Incredibile ma vero. Rizzate bene le orecchie, ma sembra proprio che l’Italia abbia migliorato, negli anni, la propria posizione all’interno di una qualche classifica internazionale.


A quale graduatoria si riferisce Monti? Al Global Competitiveness Index Report 2012-2013, l’ultimo degli studi internazionali redatti annualmente dal World Economic Forum (al cui seminario era ospite a Roma il primo ministro).


A pagina 4 del rapporto si può leggere cosa intendono gli autori dello studio per “competitività”; tradotto dall’inglese: “[…] il concorrere di istituzioni, politiche e fattori che determinano il livello di produttività di un Paese”, la quale produttività contribuisce successivamente a generare crescita e creare prosperità. In poche parole, lo studio traccia una relazione perfetta tra competitività, produttività e crescita economica nel lungo periodo.


Il livello di competitività dei 144 Paesi tenuti sotto osservazione è misurato da un indice che considera 12 fattori di tipo economico/istituzionale che coprono tutte le fasi di sviluppo di un Paese – dalle economie guidate dall’abbondanza di fattori di produzione (Bangladesh) a società che basano la propria crescita spingendo sull’innovazione (la Svizzera).


Ebbene, l’Italia si colloca al 42esimo posto, tra Polonia e Turchia, totalizzando un punteggio complessivo di 4,46 (su un massimo di 7 punti).

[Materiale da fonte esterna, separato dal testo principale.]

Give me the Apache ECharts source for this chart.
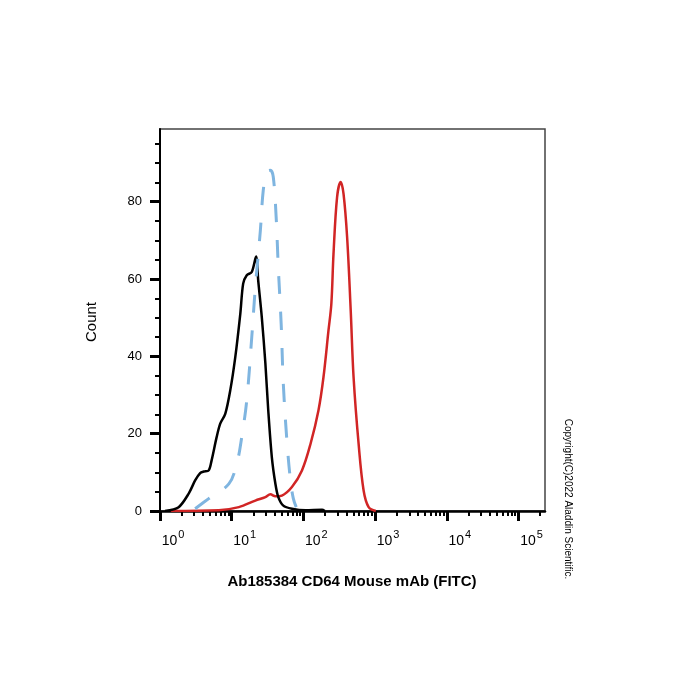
<!DOCTYPE html>
<html>
<head>
<meta charset="utf-8">
<script src="https://cdn.jsdelivr.net/npm/echarts@6/dist/echarts.min.js"></script>
<style>html,body{margin:0;padding:0;background:#fff}#c{width:700px;height:700px}</style>
</head>
<body>
<div id="c"></div>
<script>
// x values are log10(FITC intensity), y values are Count
var blackX = [0.07,0.26,0.40,0.49,0.56,0.61,0.68,0.72,0.79,0.84,0.91,0.98,1.05,1.12,1.16,1.21,1.28,1.34,1.37,1.42,1.47,1.51,1.56,1.61,1.65,1.72,1.84,2.03,2.26,2.30];
var blackY = [0,1,4.5,7.9,9.8,10.2,10.5,13.1,19.1,22.6,25.1,31.2,39.8,51,58.8,61,61.8,65.8,59.6,50.1,38.1,26,13.9,7,3.6,1.4,0.6,0.2,0.3,0];
var blueX = [0.49,0.68,0.96,1.07,1.14,1.21,1.28,1.33,1.40,1.44,1.49,1.54,1.58,1.62,1.65,1.69,1.72,1.77,1.82,1.86,1.90];
var blueY = [0.6,3.2,7,12.2,19.1,28.6,45,57.9,72.6,82.9,87.7,88.1,86.4,76,63,48.4,32.9,18.2,7.9,3.2,1];
var redX = [0.15,0.82,1.10,1.33,1.47,1.54,1.61,1.70,1.84,1.98,2.10,2.21,2.28,2.35,2.39,2.42,2.47,2.52,2.56,2.61,2.66,2.70,2.77,2.84,2.91,3.01];
var redY = [0,0.2,1,2.7,3.6,4.3,3.8,4,6.2,10.5,17.4,26,34.6,46.7,53.6,66.5,81.2,85.1,82,70.8,51.9,34.6,17.4,5.3,1,0];
var xDecades = [0,1,2,3,4,5];
var xMinorMult = [2,3,4,5,6,7,8,9];
var yMajor = [0,20,40,60,80];
var yMinor = [5,10,15,25,30,35,45,50,55,65,70,75,85,90,95];
var xTitle = 'Ab185384 CD64 Mouse mAb (FITC)';
var yTitle = 'Count';
var copyright = 'Copyright(C)2022 Aladdin Scientific.';

var XMIN = 0, XMAX = 5.37, YMIN = 0, YMAX = 98.8;
var xMinor = [];
xDecades.forEach(function(d){ xMinorMult.forEach(function(m){ var v = d + Math.log10(m); if (v <= XMAX) xMinor.push(v); }); });
function zip(a,b){ return a.map(function(v,i){ return [v,b[i]]; }); }

var chart = echarts.init(document.getElementById('c'), null, {renderer:'canvas'});
var font = 'Liberation Sans, Arial, sans-serif';
chart.setOption({
  animation: false,
  backgroundColor: '#fff',
  grid: {left:160, right:155, top:129, bottom:189, show:true, borderColor:'#444', borderWidth:1.5, backgroundColor:'transparent'},
  xAxis: [{
    type:'value', min:XMIN, max:XMAX, position:'bottom',
    axisLine:{show:true, lineStyle:{color:'#000', width:2.5}},
    axisTick:{show:true, inside:false, length:10, lineStyle:{color:'#000', width:3}, customValues:xDecades},
    axisLabel:{show:true, margin:18, customValues:xDecades, padding:[0,0,0,26],
      formatter:function(v){ return '{b|10}{e|' + Math.round(v) + '}'; },
      rich:{ b:{fontFamily:font, fontSize:14, color:'#000'}, e:{fontFamily:font, fontSize:11, color:'#000', padding:[0,0,13,1]} }
    },
    splitLine:{show:false}
  },{
    type:'value', min:XMIN, max:XMAX, position:'bottom',
    axisLine:{show:false},
    axisTick:{show:true, inside:false, length:5, lineStyle:{color:'#000', width:2}, customValues:xMinor},
    axisLabel:{show:false}, splitLine:{show:false}
  }],
  yAxis: [{
    type:'value', min:YMIN, max:YMAX, position:'left',
    axisLine:{show:true, lineStyle:{color:'#000', width:2}},
    axisTick:{show:true, inside:false, length:10, lineStyle:{color:'#000', width:3}, customValues:yMajor},
    axisLabel:{show:true, margin:18, customValues:yMajor, fontFamily:font, fontSize:13, color:'#000'},
    splitLine:{show:false}
  },{
    type:'value', min:YMIN, max:YMAX, position:'left',
    axisLine:{show:false},
    axisTick:{show:true, inside:false, length:5, lineStyle:{color:'#000', width:2}, customValues:yMinor},
    axisLabel:{show:false}, splitLine:{show:false}
  }],
  series: [
    {type:'line', xAxisIndex:0, yAxisIndex:0, data:zip(redX, redY), showSymbol:false, smooth:0.35,
     lineStyle:{color:'#d12525', width:2.5}, z:2},
    {type:'line', xAxisIndex:0, yAxisIndex:0, data:zip(blackX, blackY), showSymbol:false, smooth:0.3,
     lineStyle:{color:'#000', width:2.5}, z:3},
    {type:'line', xAxisIndex:0, yAxisIndex:0, data:zip(blueX, blueY), showSymbol:false, smooth:0.35,
     lineStyle:{color:'#7fb5e0', width:3, type:[18,18], cap:'butt'}, z:4}
  ],
  graphic: [
    {type:'text', x:352, y:582, style:{text:xTitle, font:'bold 15px ' + font, fill:'#000', textAlign:'center', textVerticalAlign:'middle'}},
    {type:'text', x:92, y:322, rotation:Math.PI/2, style:{text:yTitle, font:'15px ' + font, fill:'#000', textAlign:'center', textVerticalAlign:'middle'}},
    {type:'text', x:568, y:499, rotation:-Math.PI/2, style:{text:copyright, font:'10px ' + font, fill:'#000', textAlign:'center', textVerticalAlign:'middle'}}
  ]
});
</script>
</body>
</html>
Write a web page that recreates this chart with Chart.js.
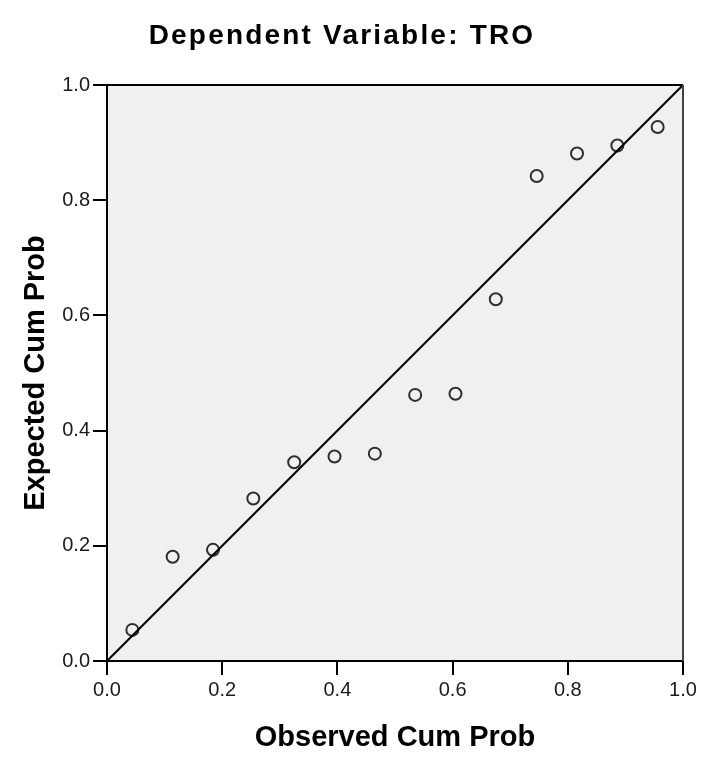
<!DOCTYPE html>
<html>
<head>
<meta charset="utf-8">
<title>Normal P-P Plot</title>
<script src="https://cdn.jsdelivr.net/npm/chart.js@4"></script>
<style>
  html, body { margin: 0; padding: 0; background: #ffffff; }
  canvas { display: block; }
</style>
</head>
<body>
<canvas id="chart" width="720" height="778"></canvas>
<script>
// observed vs expected cumulative probabilities
const observedCumProb = [0.044, 0.114, 0.184, 0.254, 0.325, 0.395, 0.465, 0.535, 0.605, 0.675, 0.746, 0.816, 0.886, 0.956];
const expectedCumProb = [0.054, 0.181, 0.193, 0.282, 0.345, 0.355, 0.360, 0.462, 0.464, 0.628, 0.842, 0.881, 0.895, 0.927];
const referenceLine = [0, 1];
const tickValues = [0, 0.2, 0.4, 0.6, 0.8, 1.0];

const chartTitle = 'Dependent Variable: TRO';
const xTitle = 'Observed Cum Prob';
const yTitle = 'Expected Cum Prob';

const points = observedCumProb.map((x, i) => ({ x: x, y: expectedCumProb[i] }));
const diagonal = referenceLine.map(v => ({ x: v, y: v }));

// grey plot panel + frame + title drawn on the canvas
const panelPlugin = {
    id: 'panel',
    beforeDraw(chart) {
        const { ctx, chartArea: a } = chart;
        ctx.save();
        ctx.fillStyle = '#f0f0f0';
        ctx.fillRect(a.left, a.top, a.right - a.left, a.bottom - a.top);
        ctx.restore();
    },
    afterDraw(chart) {
        const { ctx, chartArea: a } = chart;
        ctx.save();
        ctx.lineWidth = 2;
        ctx.strokeStyle = '#000000';
        ctx.beginPath();
        ctx.moveTo(a.left, a.top);
        ctx.lineTo(a.right, a.top);
        ctx.stroke();
        ctx.strokeStyle = '#444444';
        ctx.beginPath();
        ctx.moveTo(a.right, a.top);
        ctx.lineTo(a.right, a.bottom);
        ctx.stroke();

        ctx.fillStyle = '#000000';
        ctx.font = 'bold 28px "Liberation Sans", Arial, sans-serif';
        ctx.textAlign = 'center';
        ctx.textBaseline = 'middle';
        if ('letterSpacing' in ctx) ctx.letterSpacing = '2.2px';
        ctx.fillText(chartTitle, 342, 36);
        ctx.restore();
    }
};

const ctx = document.getElementById('chart').getContext('2d');
new Chart(ctx, {
    type: 'scatter',
    data: {
        datasets: [
            {
                label: 'Reference',
                type: 'line',
                data: diagonal,
                borderColor: '#000000',
                borderWidth: 2,
                pointRadius: 0,
                fill: false
            },
            {
                label: 'Observed',
                data: points,
                pointStyle: 'circle',
                pointRadius: 6,
                pointBorderWidth: 2,
                pointBorderColor: '#2e2e2e',
                pointBackgroundColor: 'rgba(0,0,0,0)'
            }
        ]
    },
    options: {
        responsive: false,
        animation: false,
        layout: {
            padding: { top: 85, right: 37, left: 0, bottom: 0 }
        },
        plugins: {
            legend: { display: false },
            tooltip: { enabled: false }
        },
        scales: {
            x: {
                type: 'linear',
                min: 0,
                max: 1,
                afterFit: scale => { scale.height = 117; },
                afterBuildTicks: scale => { scale.ticks = tickValues.map(v => ({ value: v })); },
                border: { display: true, color: '#000000', width: 2 },
                grid: { drawOnChartArea: false, drawTicks: true, tickLength: 14, color: '#000000', lineWidth: 2 },
                ticks: {
                    padding: 3,
                    color: '#1a1a1a',
                    font: { family: '"Liberation Sans", Arial, sans-serif', size: 20 },
                    callback: v => v.toFixed(1)
                },
                title: {
                    display: true,
                    text: xTitle,
                    color: '#000000',
                    font: { family: '"Liberation Sans", Arial, sans-serif', size: 29, weight: 'bold' },
                    padding: { top: 0, bottom: 23 }
                }
            },
            y: {
                type: 'linear',
                min: 0,
                max: 1,
                afterFit: scale => { scale.width = 107; },
                afterBuildTicks: scale => { scale.ticks = tickValues.map(v => ({ value: v })); },
                border: { display: true, color: '#000000', width: 2 },
                grid: { drawOnChartArea: false, drawTicks: true, tickLength: 14, color: '#000000', lineWidth: 2 },
                ticks: {
                    padding: 3,
                    color: '#1a1a1a',
                    font: { family: '"Liberation Sans", Arial, sans-serif', size: 20 },
                    callback: v => v.toFixed(1)
                },
                title: {
                    display: true,
                    text: yTitle,
                    color: '#000000',
                    font: { family: '"Liberation Sans", Arial, sans-serif', size: 29, weight: 'bold' },
                    padding: { top: 19, bottom: 0 }
                }
            }
        }
    },
    plugins: [panelPlugin]
});
</script>
</body>
</html>
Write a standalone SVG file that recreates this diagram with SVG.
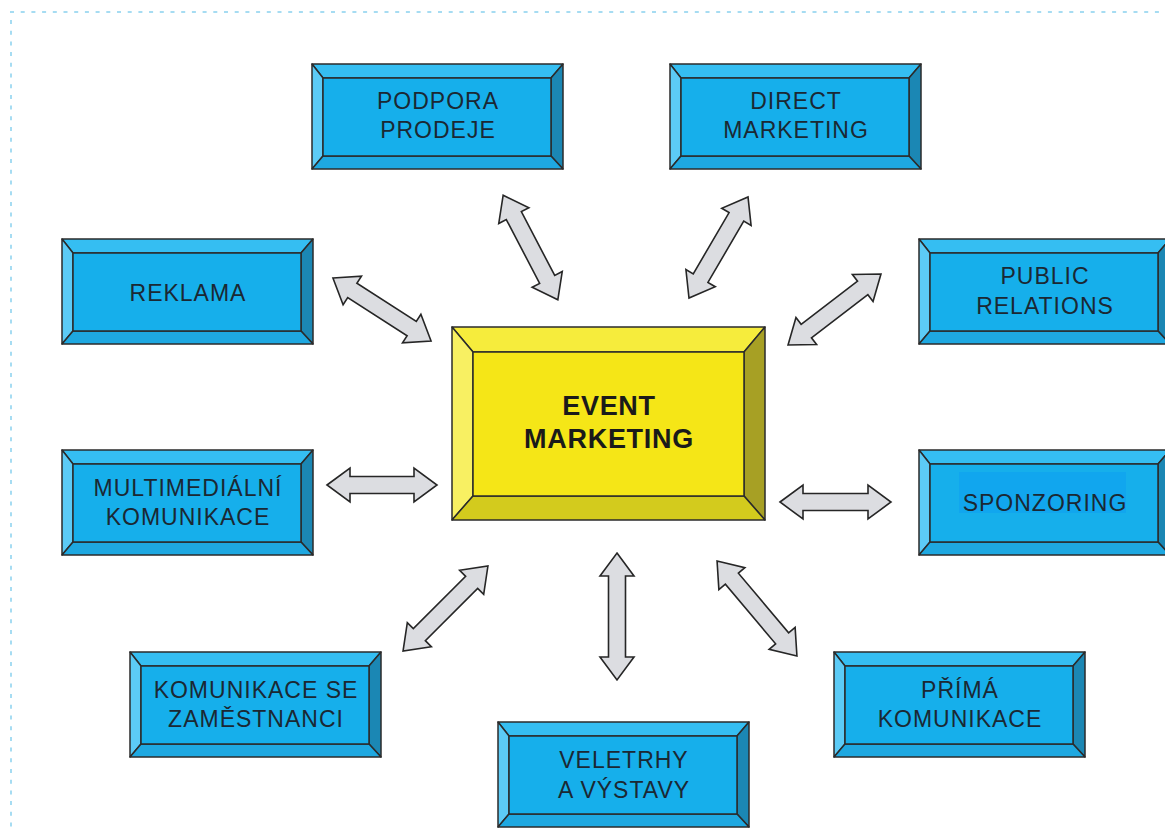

Nello specifico, il rapporto menziona tra i nostri punti di forza il livello di sofisticatezza delle nostre imprese (estensione e profondità di interazione tra le imprese su tutti i livelli della catena produttiva, qualità e sofisticatezza delle strategie e delle operazioni messe in atto), facendo riferimento al celeberrimo modello dei distretti industriali.


Certo, lo studio non manca successivamente di far notare la lunga serie di difetti e di ostacoli che piagano la nostra economia e la vita quotidiana dei cittadini italiani, tra cui la rigidità del mercato del lavoro, ma dà comunque adito a speranze. Rispetto all’anno precedente, infatti, l’Italia è salita di una posizione in classifica, addirittura sei se si consultano studi ancora più vecchi, come il rapporto per l’anno 2009-2010. Aspetto ancora più confortante, il miglioramento è stato costante anno dopo anno.


Insomma, non sappiamo bene quali rapporti stesse confrontando il primo ministro, ma un miglioramento, almeno secondo il World Economic Forum, effettivamente c’è stato, ed è stato sicuramente di tipo strutturale e prolungato. Lo bacchettiamo solamente perché, per una volta che se lo merita, l’Italia è stata relegata uno scalino più in basso del dovuto. Ma tra il 43esimo ed il 42esimo posto, effettivamente, di differenza ce n’è poca, e di strada per migliorare ne rimane ancora tanta. Un “C’eri quasi” a Monti.